Loren II turns out to be off-limits to colonization due to the insanely hostile wildlife. Huyghens has been sent with a team of Kodiak bears (that have been bred for a mutation that makes them domesticable) and an eagle to prove that people from his overcrowded world can in fact live there. Yes, it’s illegal, but the people behind him are hoping to present it to Colonial Survey as a fait accompli.

Bordman explains that Colonial Survey had authorized an experimental colony on Loren II that would be protected by robot guards and workers. He was supposed to be dropped off there for an inspection, but the captain of the Survey ship apparently decided that the only working radio set on the planet had to be them.

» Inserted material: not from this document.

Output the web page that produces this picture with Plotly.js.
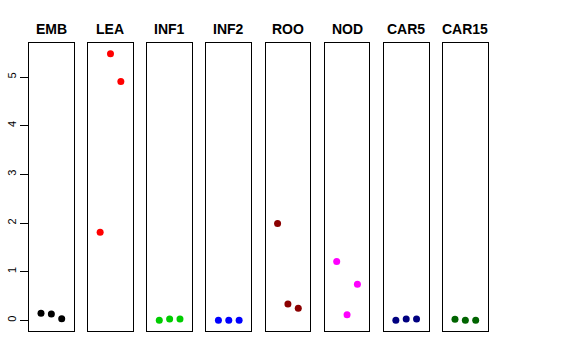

Huyghens opines that the robot-guarded colony is probably all dead, but checks local radio waves, and there’s a faint SOS coming in. There’s nothing for it but Huyghens and Bordman making a hazardous cross-country trek to see if there are actually survivors.

Huyghens makes some possibly valid points in his disdain for robots, while they can be well-programmed, they can never exceed that programming (no AI here!) Plus, if you are served by robots, you have to arrange your life around the robot servants. (Have you had to rearrange your furniture to make the floor accessible to your Roomba ™? Imagine that on a culture-wide level.) He prefers partnering with animals as a true team.

When the team reaches the other base, there are a couple of shell-shocked survivors, because they were underground when the apex predators attacked and the robots were unable to stop it. Bordman decides to use exact words in his report to Colonial Survey to make sure that Huyghens and his people will have a fair chance to colonize Loren II.

Happy ending? Well, Huyghens’ plan for dealing with the apex predators is to poison their breeding grounds and drive them to extinction, and no one brings up the effects that might have on the ecology. There’s no intelligent aliens in this series, but also no consideration for what happens to local animals or plant life.

Still, this is great manly adventure stuff, and the best story in the book.

“The Swamp Was Upside Down” has Bordman as one of the most senior of Senior Agents, called back to Sector HQ on Canna III as they are facing their own crisis. Canna III is an ocean planet, with HQ built on the one sizable island not under an ice cap; Survey had put the headquarters here as it was not a place people would normally colonize. But the need for support staff, and people to support them, and their families, etc. means that there’s a substantial civilian population.

Due to over irrigation by the civilians and the unusual geology of the island, the topsoil and all the buildings on it are in danger of sliding into the sea. In theory, the civilians could be temporarily housed on the un-irrigated Survey base while a solution is found, but a mistake in storage has turned the groundwater below that location into an explosive that could go off at any major vibration.

Of course, these problems are the solution to each other as soon as Bordman thinks it through.

A major subplot is Bordman mentoring a junior Agent, Barnes, who’s stuck on the planet with him, turning him from a snotty orders-follower into someone who can think for himself but knows when that’s appropriate.

The book closes with Bordman becoming Sector Chief himself, and finally able to be with his family full time.

Overall, this is a fine book of its type and time, but that second story is dated even worse than usual for Fifties SF. If you’re okay with that, you should be able to find a used paperback cheaply with a little effort.